TASK INSTRUCTIONS:
Pictures stay out of the copy; set down each line of the listing below exactly.

SUPPLIED MATERIAL:

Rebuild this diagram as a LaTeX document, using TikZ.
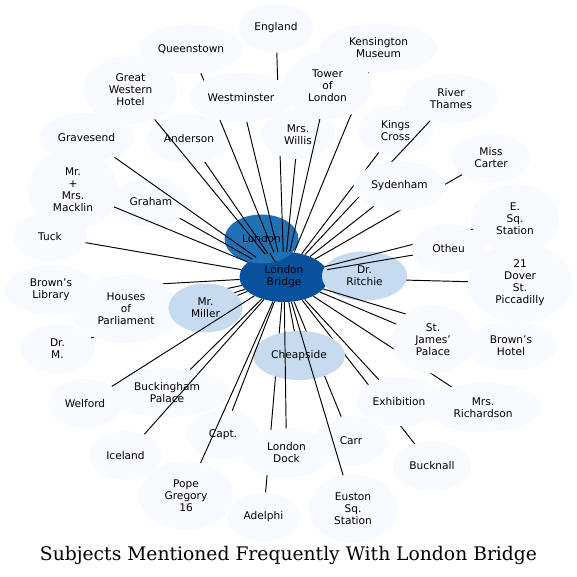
\documentclass[tikz,border=0pt]{standalone}
\usepackage{fontspec}
\setmainfont{DejaVu Sans}
\newfontfamily\titlefont{DejaVu Serif}
\usepackage{graphicx}
\usetikzlibrary{shapes.geometric}
\definecolor{cpale}{HTML}{F7FBFF}
\definecolor{cmid}{HTML}{C6DBEF}
\definecolor{clon}{HTML}{2171B5}
\definecolor{clb}{HTML}{08519C}
\begin{document}
\begin{tikzpicture}[x=1pt,y=-1pt,
  nd/.style={ellipse, fill=cpale, inner sep=0pt, align=center,
    font=\fontsize{10.6}{12}\selectfont, minimum height=49pt},
  tall/.style={minimum height=68pt},
  taller/.style={minimum height=80pt},
  mid/.style={fill=cmid},
  ed/.style={line width=0.95pt, black}]
\useasboundingbox (0,0) rectangle (576,577);

% ---------- nodes lying under every connector
\node[nd, fill=clb, minimum width=89pt, minimum height=50pt] (lb) at (284,277) {London\\Bridge};
\node[nd, fill=clon, minimum width=74pt] (lon) at (261.5,239) {London};
\node[nd, mid, minimum width=85pt] (rit) at (364.5,276) {Dr.\\Ritchie};
\draw[ed] (lb) -- (lon);
\draw[ed] (lb) -- (rit);
\coordinate (dovc) at (520,283);
\draw[ed] (lb) -- (dovc);
\node[nd, mid, minimum width=85pt] at (364.5,276) {Dr.\\Ritchie};
\node[nd, minimum width=84pt] (and) at (189,139) {Anderson};
\node[nd, minimum width=124pt] (buc) at (167,392.5) {Buckingham\\Palace};
\node[nd, minimum width=72pt] (cap) at (223,434.5) {Capt.};
\node[nd, minimum width=76pt] (grh) at (151,202) {Graham};

% ---------- nodes drawn over some connectors
\node[nd, minimum width=74pt] (eng) at (276,28) {England};
\node[nd, minimum width=104pt] (que) at (191,49) {Queenstown};
\node[nd, minimum width=118pt] (ken) at (378.5,48) {Kensington\\Museum};
\node[nd, tall, minimum width=94pt] (gwh) at (130.5,90) {Great\\Western\\Hotel};
\node[nd, minimum width=94pt] (riv) at (451,98.5) {River\\Thames};
\node[nd, minimum width=94pt] (gra) at (86.5,137.5) {Gravesend};
\node[nd, minimum width=75pt] (kin) at (395.5,130.5) {Kings\\Cross};
\node[nd, minimum width=78pt] (mis) at (491,158) {Miss\\Carter};
\node[nd, taller, minimum width=90pt] (mac) at (73,190) {Mr.\\+\\Mrs.\\Macklin};
\node[nd, minimum width=73pt] (tuc) at (50,236.5) {Tuck};
\node[nd, minimum width=92pt] (bli) at (51,290) {Brown's\\Library};
\node[nd, minimum width=74pt] (drm) at (57.5,348.5) {Dr.\\M.};
\node[nd, minimum width=74pt] (wel) at (85,403.5) {Welford};
\node[nd, minimum width=73pt] (ice) at (125.5,455.5) {Iceland};
\node[nd, tall, minimum width=94pt] (pop) at (186,495.5) {Pope\\Gregory\\16};
\node[nd, minimum width=73pt] (ade) at (263.5,517) {Adelphi};
\node[nd, tall, minimum width=88pt] (eus) at (353,508.5) {Euston\\Sq.\\Station};
\node[nd, minimum width=89pt] (ldo) at (286.5,453) {London\\Dock};
\node[nd, minimum width=72pt] (car) at (351,440.5) {Carr};
\node[nd, minimum width=78pt] (buk) at (432,466) {Bucknall};
\node[nd, minimum width=84pt] (exh) at (399,401.5) {Exhibition};
\node[nd, minimum width=116pt] (ric) at (483,407.5) {Mrs.\\Richardson};
\node[nd, minimum width=90pt] (bho) at (511,346) {Brown's\\Hotel};
\node[nd, tall, minimum width=82pt] (stj) at (433,339.5) {St.\\James'\\Palace};
\node[nd, taller, minimum width=104pt] (dov) at (520,283) {21\\Dover\\St.\\Piccadilly};
\node[nd, minimum width=73pt] (oth) at (448.5,249) {Otheu};
\node[nd, tall, minimum width=88pt] (esq) at (515,218.5) {E.\\Sq.\\Station};

% connectors partly hidden by the nodes drawn after them
\draw[ed] (lb) -- (que);
\draw[ed] (lb) -- (eng);
\draw[ed] (lb) -- (ken);
\draw[ed] (lb) -- (kin);
\draw[ed] (lb) -- (riv);
\draw[ed] (lb) -- (mis);
\draw[ed] (lb) -- (esq);
\draw[ed] (lb) -- (bho);
\draw[ed] (lb) -- (ric);
\draw[ed] (lb) -- (buk);
\draw[ed] (lb) -- (ade);
\draw[ed] (lb) -- (car);
\draw[ed] (lb) -- (bli);
\draw[ed] (lb) -- (drm);

\node[nd, minimum width=104pt] (wes) at (241,97.5) {Westminster};
\node[nd, minimum width=74pt] (wil) at (298,134.5) {Mrs.\\Willis};
\node[nd, tall, minimum width=88pt] (tow) at (327.5,85.5) {Tower\\of\\London};
\node[nd, minimum width=92pt] (syd) at (399.5,186) {Sydenham};
\node[nd, tall, minimum width=112pt] (hop) at (126,309) {Houses\\of\\Parliament};
\draw[ed] (lb) -- (hop);
\node[nd, mid, minimum width=74pt] (mil) at (205.5,308) {Mr.\\Miller};
\node[nd, mid, minimum width=92pt] (che) at (299,355.5) {Cheapside};
\node[nd, tall, minimum width=88pt] at (353,508.5) {Euston\\Sq.\\Station};
\node[nd, minimum width=89pt] at (286.5,453) {London\\Dock};
\node[nd, minimum width=72pt] at (351,440.5) {Carr};
\node[nd, minimum width=84pt] at (399,401.5) {Exhibition};
\node[nd, minimum width=116pt] at (483,407.5) {Mrs.\\Richardson};
\node[nd, tall, minimum width=82pt] at (433,339.5) {St.\\James'\\Palace};
\node[nd, minimum width=73pt] at (448.5,249) {Otheu};
\node[nd, tall, minimum width=88pt] at (515,218.5) {E.\\Sq.\\Station};

% ---------- connectors drawn over the nodes
\draw[ed] (lb) -- (wes);
\draw[ed] (lb) -- (wil);
\draw[ed] (lb) -- (tow);
\draw[ed] (lb) -- (gwh);
\draw[ed] (lb) -- (and);
\draw[ed] (lb) -- (gra);
\draw[ed] (lb) -- (grh);
\draw[ed] (lb) -- (mac);
\draw[ed] (lb) -- (tuc);
\draw[ed] (lb) -- (mil);
\draw[ed] (lb) -- (wel);
\draw[ed] (lb) -- (buc);
\draw[ed] (lb) -- (ice);
\draw[ed] (lb) -- (cap);
\draw[ed] (lb) -- (pop);
\draw[ed] (lb) -- (ldo);
\draw[ed] (lb) -- (che);
\draw[ed] (lb) -- (eus);
\draw[ed] (lb) -- (exh);
\draw[ed] (lb) -- (stj);
\draw[ed] (lb) -- (oth);
\draw[ed] (lb) -- (syd);

% ---------- title
\node[anchor=base, inner sep=0pt] (title) at (288.5,560)
  {\resizebox{497pt}{!}{\titlefont Subjects Mentioned Frequently With London Bridge}};
\end{tikzpicture}
\end{document}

TASK RESPONSE:
Rebuild this diagram as a LaTeX document, using TikZ.
\documentclass[tikz,border=0pt]{standalone}
\usepackage{fontspec}
\setmainfont{DejaVu Sans}
\newfontfamily\titlefont{DejaVu Serif}
\usepackage{graphicx}
\usetikzlibrary{shapes.geometric}
\definecolor{cpale}{HTML}{F7FBFF}
\definecolor{cmid}{HTML}{C6DBEF}
\definecolor{clon}{HTML}{2171B5}
\definecolor{clb}{HTML}{08519C}
\begin{document}
\begin{tikzpicture}[x=1pt,y=-1pt,
  nd/.style={ellipse, fill=cpale, inner sep=0pt, align=center,
    font=\fontsize{10.6}{12}\selectfont, minimum height=49pt},
  tall/.style={minimum height=68pt},
  taller/.style={minimum height=80pt},
  mid/.style={fill=cmid},
  ed/.style={line width=0.95pt, black}]
\useasboundingbox (0,0) rectangle (576,577);

% ---------- nodes lying under every connector
\node[nd, fill=clb, minimum width=89pt, minimum height=50pt] (lb) at (284,277) {London\\Bridge};
\node[nd, fill=clon, minimum width=74pt] (lon) at (261.5,239) {London};
\node[nd, mid, minimum width=85pt] (rit) at (364.5,276) {Dr.\\Ritchie};
\draw[ed] (lb) -- (lon);
\draw[ed] (lb) -- (rit);
\coordinate (dovc) at (520,283);
\draw[ed] (lb) -- (dovc);
\node[nd, mid, minimum width=85pt] at (364.5,276) {Dr.\\Ritchie};
\node[nd, minimum width=84pt] (and) at (189,139) {Anderson};
\node[nd, minimum width=124pt] (buc) at (167,392.5) {Buckingham\\Palace};
\node[nd, minimum width=72pt] (cap) at (223,434.5) {Capt.};
\node[nd, minimum width=76pt] (grh) at (151,202) {Graham};

% ---------- nodes drawn over some connectors
\node[nd, minimum width=74pt] (eng) at (276,28) {England};
\node[nd, minimum width=104pt] (que) at (191,49) {Queenstown};
\node[nd, minimum width=118pt] (ken) at (378.5,48) {Kensington\\Museum};
\node[nd, tall, minimum width=94pt] (gwh) at (130.5,90) {Great\\Western\\Hotel};
\node[nd, minimum width=94pt] (riv) at (451,98.5) {River\\Thames};
\node[nd, minimum width=94pt] (gra) at (86.5,137.5) {Gravesend};
\node[nd, minimum width=75pt] (kin) at (395.5,130.5) {Kings\\Cross};
\node[nd, minimum width=78pt] (mis) at (491,158) {Miss\\Carter};
\node[nd, taller, minimum width=90pt] (mac) at (73,190) {Mr.\\+\\Mrs.\\Macklin};
\node[nd, minimum width=73pt] (tuc) at (50,236.5) {Tuck};
\node[nd, minimum width=92pt] (bli) at (51,290) {Brown's\\Library};
\node[nd, minimum width=74pt] (drm) at (57.5,348.5) {Dr.\\M.};
\node[nd, minimum width=74pt] (wel) at (85,403.5) {Welford};
\node[nd, minimum width=73pt] (ice) at (125.5,455.5) {Iceland};
\node[nd, tall, minimum width=94pt] (pop) at (186,495.5) {Pope\\Gregory\\16};
\node[nd, minimum width=73pt] (ade) at (263.5,517) {Adelphi};
\node[nd, tall, minimum width=88pt] (eus) at (353,508.5) {Euston\\Sq.\\Station};
\node[nd, minimum width=89pt] (ldo) at (286.5,453) {London\\Dock};
\node[nd, minimum width=72pt] (car) at (351,440.5) {Carr};
\node[nd, minimum width=78pt] (buk) at (432,466) {Bucknall};
\node[nd, minimum width=84pt] (exh) at (399,401.5) {Exhibition};
\node[nd, minimum width=116pt] (ric) at (483,407.5) {Mrs.\\Richardson};
\node[nd, minimum width=90pt] (bho) at (511,346) {Brown's\\Hotel};
\node[nd, tall, minimum width=82pt] (stj) at (433,339.5) {St.\\James'\\Palace};
\node[nd, taller, minimum width=104pt] (dov) at (520,283) {21\\Dover\\St.\\Piccadilly};
\node[nd, minimum width=73pt] (oth) at (448.5,249) {Otheu};
\node[nd, tall, minimum width=88pt] (esq) at (515,218.5) {E.\\Sq.\\Station};

% connectors partly hidden by the nodes drawn after them
\draw[ed] (lb) -- (que);
\draw[ed] (lb) -- (eng);
\draw[ed] (lb) -- (ken);
\draw[ed] (lb) -- (kin);
\draw[ed] (lb) -- (riv);
\draw[ed] (lb) -- (mis);
\draw[ed] (lb) -- (esq);
\draw[ed] (lb) -- (bho);
\draw[ed] (lb) -- (ric);
\draw[ed] (lb) -- (buk);
\draw[ed] (lb) -- (ade);
\draw[ed] (lb) -- (car);
\draw[ed] (lb) -- (bli);
\draw[ed] (lb) -- (drm);

\node[nd, minimum width=104pt] (wes) at (241,97.5) {Westminster};
\node[nd, minimum width=74pt] (wil) at (298,134.5) {Mrs.\\Willis};
\node[nd, tall, minimum width=88pt] (tow) at (327.5,85.5) {Tower\\of\\London};
\node[nd, minimum width=92pt] (syd) at (399.5,186) {Sydenham};
\node[nd, tall, minimum width=112pt] (hop) at (126,309) {Houses\\of\\Parliament};
\draw[ed] (lb) -- (hop);
\node[nd, mid, minimum width=74pt] (mil) at (205.5,308) {Mr.\\Miller};
\node[nd, mid, minimum width=92pt] (che) at (299,355.5) {Cheapside};
\node[nd, tall, minimum width=88pt] at (353,508.5) {Euston\\Sq.\\Station};
\node[nd, minimum width=89pt] at (286.5,453) {London\\Dock};
\node[nd, minimum width=72pt] at (351,440.5) {Carr};
\node[nd, minimum width=84pt] at (399,401.5) {Exhibition};
\node[nd, minimum width=116pt] at (483,407.5) {Mrs.\\Richardson};
\node[nd, tall, minimum width=82pt] at (433,339.5) {St.\\James'\\Palace};
\node[nd, minimum width=73pt] at (448.5,249) {Otheu};
\node[nd, tall, minimum width=88pt] at (515,218.5) {E.\\Sq.\\Station};

% ---------- connectors drawn over the nodes
\draw[ed] (lb) -- (wes);
\draw[ed] (lb) -- (wil);
\draw[ed] (lb) -- (tow);
\draw[ed] (lb) -- (gwh);
\draw[ed] (lb) -- (and);
\draw[ed] (lb) -- (gra);
\draw[ed] (lb) -- (grh);
\draw[ed] (lb) -- (mac);
\draw[ed] (lb) -- (tuc);
\draw[ed] (lb) -- (mil);
\draw[ed] (lb) -- (wel);
\draw[ed] (lb) -- (buc);
\draw[ed] (lb) -- (ice);
\draw[ed] (lb) -- (cap);
\draw[ed] (lb) -- (pop);
\draw[ed] (lb) -- (ldo);
\draw[ed] (lb) -- (che);
\draw[ed] (lb) -- (eus);
\draw[ed] (lb) -- (exh);
\draw[ed] (lb) -- (stj);
\draw[ed] (lb) -- (oth);
\draw[ed] (lb) -- (syd);

% ---------- title
\node[anchor=base, inner sep=0pt] (title) at (288.5,560)
  {\resizebox{497pt}{!}{\titlefont Subjects Mentioned Frequently With London Bridge}};
\end{tikzpicture}
\end{document}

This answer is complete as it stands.